The problem is that half-way fair locks, which are frequently acquired
both in shared and exclusive mode, have really bad throughput
characteristics on modern multi-socket systems. We mostly get away with
fair locking on object level (after considerable work re fast-path
locking), because nearly all access are non-conflicting. But
prohibiting any snapshot acquisitions when there's a single LW_EXCLUSIVE
ProcArrayLock waiter, can reduce throughput dramatically.
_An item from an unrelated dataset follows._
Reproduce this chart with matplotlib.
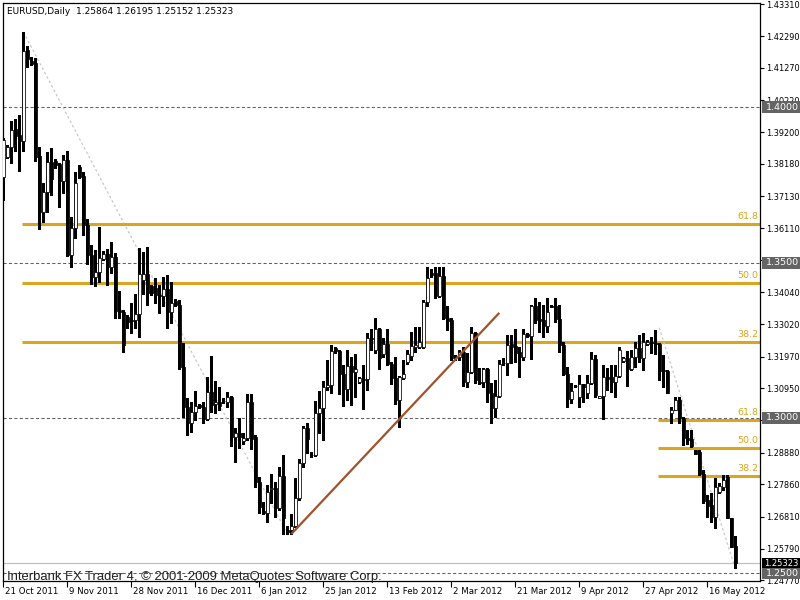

I don't think randomly processing the wait queue - which is what the
quoted paper essentially describes - is really useful here. We
intentionally *ignore* the wait queue entirely if a lock is not
conflicting, and that's what can prohibit exclusive locks from ever
succeeding, because you essentially can get repetitions of:
S1: acq(SHARED) -> shared = 1
S2: acq(EXCLUSIVE) -> shared = 1, waiters = 1 <block>
...
S3: acq(SHARED) -> shared = 2
S1: rel(SHARED) -> shared = 1
S1: acq(SHARED) -> shared = 2
S3: rel(SHARED) -> shared = 1
...
Now we potentially could mark individual lwlocks as being fair
locks. But which ones would those be? Certainly not ProcArrayLock, it's
way too heavily contended.
Regards,
Andres